▶ MATERIAL SUPPLIED:
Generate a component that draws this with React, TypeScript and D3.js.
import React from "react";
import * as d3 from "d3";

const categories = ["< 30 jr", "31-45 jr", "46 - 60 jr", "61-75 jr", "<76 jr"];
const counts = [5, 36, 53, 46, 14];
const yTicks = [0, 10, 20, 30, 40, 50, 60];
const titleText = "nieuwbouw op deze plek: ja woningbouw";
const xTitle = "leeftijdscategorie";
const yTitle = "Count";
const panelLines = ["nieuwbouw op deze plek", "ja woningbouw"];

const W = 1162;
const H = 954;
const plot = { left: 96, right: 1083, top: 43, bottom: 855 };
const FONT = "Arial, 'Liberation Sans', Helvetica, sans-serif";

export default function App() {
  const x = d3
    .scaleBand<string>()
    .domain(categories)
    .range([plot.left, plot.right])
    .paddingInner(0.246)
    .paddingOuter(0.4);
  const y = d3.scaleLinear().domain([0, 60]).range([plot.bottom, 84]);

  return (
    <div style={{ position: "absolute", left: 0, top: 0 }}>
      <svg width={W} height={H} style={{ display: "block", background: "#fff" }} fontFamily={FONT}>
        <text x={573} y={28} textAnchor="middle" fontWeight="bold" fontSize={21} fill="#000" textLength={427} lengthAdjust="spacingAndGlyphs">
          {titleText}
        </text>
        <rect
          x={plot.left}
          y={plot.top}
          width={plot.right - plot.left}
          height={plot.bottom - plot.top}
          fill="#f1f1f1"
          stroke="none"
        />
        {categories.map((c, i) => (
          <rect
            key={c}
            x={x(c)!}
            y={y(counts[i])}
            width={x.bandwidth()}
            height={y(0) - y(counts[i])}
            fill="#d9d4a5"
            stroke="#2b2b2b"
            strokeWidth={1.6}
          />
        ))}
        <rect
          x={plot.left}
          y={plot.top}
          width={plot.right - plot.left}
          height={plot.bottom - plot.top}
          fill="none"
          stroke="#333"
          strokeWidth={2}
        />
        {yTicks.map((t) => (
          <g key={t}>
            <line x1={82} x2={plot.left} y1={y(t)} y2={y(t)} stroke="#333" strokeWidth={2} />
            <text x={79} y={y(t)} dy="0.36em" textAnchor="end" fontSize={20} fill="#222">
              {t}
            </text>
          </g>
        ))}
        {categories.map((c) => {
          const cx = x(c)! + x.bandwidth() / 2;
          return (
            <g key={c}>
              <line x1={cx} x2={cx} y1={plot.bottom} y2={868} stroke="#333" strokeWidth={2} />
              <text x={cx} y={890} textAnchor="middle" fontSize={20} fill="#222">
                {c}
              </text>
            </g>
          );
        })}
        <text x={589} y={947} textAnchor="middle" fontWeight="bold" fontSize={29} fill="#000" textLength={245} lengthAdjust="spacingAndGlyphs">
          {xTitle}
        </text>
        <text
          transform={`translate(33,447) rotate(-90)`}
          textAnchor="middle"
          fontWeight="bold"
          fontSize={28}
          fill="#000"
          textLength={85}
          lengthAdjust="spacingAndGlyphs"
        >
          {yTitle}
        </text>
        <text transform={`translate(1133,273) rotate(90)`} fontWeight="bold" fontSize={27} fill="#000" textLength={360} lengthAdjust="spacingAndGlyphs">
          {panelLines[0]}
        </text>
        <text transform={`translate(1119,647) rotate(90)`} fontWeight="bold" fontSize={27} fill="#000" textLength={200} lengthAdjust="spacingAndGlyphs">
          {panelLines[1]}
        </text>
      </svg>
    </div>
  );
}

---

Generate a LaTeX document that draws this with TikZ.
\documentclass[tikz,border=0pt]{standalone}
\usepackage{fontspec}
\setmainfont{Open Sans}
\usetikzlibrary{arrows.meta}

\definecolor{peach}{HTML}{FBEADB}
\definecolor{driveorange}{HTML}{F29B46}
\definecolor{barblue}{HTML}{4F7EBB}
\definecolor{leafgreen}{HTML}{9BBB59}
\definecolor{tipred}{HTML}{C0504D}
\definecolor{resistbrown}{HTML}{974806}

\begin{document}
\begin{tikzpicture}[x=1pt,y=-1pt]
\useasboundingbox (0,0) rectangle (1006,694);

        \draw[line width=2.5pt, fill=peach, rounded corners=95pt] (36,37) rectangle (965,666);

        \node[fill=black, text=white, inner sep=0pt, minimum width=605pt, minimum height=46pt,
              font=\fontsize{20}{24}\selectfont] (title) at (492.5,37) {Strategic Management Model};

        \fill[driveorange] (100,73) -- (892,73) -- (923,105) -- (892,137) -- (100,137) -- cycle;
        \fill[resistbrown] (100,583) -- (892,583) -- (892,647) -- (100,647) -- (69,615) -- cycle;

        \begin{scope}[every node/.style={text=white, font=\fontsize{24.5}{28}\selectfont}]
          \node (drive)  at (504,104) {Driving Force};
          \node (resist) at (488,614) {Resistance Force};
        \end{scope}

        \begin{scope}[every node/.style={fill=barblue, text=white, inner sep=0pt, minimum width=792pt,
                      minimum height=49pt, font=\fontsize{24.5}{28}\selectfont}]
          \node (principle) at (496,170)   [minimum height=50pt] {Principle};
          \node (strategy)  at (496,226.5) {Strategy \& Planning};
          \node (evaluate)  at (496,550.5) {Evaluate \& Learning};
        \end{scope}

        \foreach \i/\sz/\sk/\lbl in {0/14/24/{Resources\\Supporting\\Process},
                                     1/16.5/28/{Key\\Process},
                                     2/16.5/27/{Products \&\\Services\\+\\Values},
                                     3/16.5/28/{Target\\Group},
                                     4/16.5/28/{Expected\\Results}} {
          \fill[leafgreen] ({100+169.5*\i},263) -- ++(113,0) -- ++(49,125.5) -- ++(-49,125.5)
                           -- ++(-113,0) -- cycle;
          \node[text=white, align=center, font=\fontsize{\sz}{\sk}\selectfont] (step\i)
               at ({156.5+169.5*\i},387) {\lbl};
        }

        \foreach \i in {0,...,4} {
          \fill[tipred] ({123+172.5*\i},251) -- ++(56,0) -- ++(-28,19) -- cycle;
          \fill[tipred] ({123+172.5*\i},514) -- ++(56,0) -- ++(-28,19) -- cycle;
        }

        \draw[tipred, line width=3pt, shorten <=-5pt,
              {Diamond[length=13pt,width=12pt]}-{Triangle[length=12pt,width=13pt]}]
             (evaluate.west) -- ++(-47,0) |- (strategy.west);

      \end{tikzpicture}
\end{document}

▶ STATED TASK: Extract the lines of the preceding material that run from the line with "Generate a LaTeX" through the line with "(36,37) rectangle (965,666);", inclusive, reproducing them exactly and adding nothing.

▶ THE ANSWER:
Generate a LaTeX document that draws this with TikZ.
\documentclass[tikz,border=0pt]{standalone}
\usepackage{fontspec}
\setmainfont{Open Sans}
\usetikzlibrary{arrows.meta}

\definecolor{peach}{HTML}{FBEADB}
\definecolor{driveorange}{HTML}{F29B46}
\definecolor{barblue}{HTML}{4F7EBB}
\definecolor{leafgreen}{HTML}{9BBB59}
\definecolor{tipred}{HTML}{C0504D}
\definecolor{resistbrown}{HTML}{974806}

\begin{document}
\begin{tikzpicture}[x=1pt,y=-1pt]
\useasboundingbox (0,0) rectangle (1006,694);

        \draw[line width=2.5pt, fill=peach, rounded corners=95pt] (36,37) rectangle (965,666);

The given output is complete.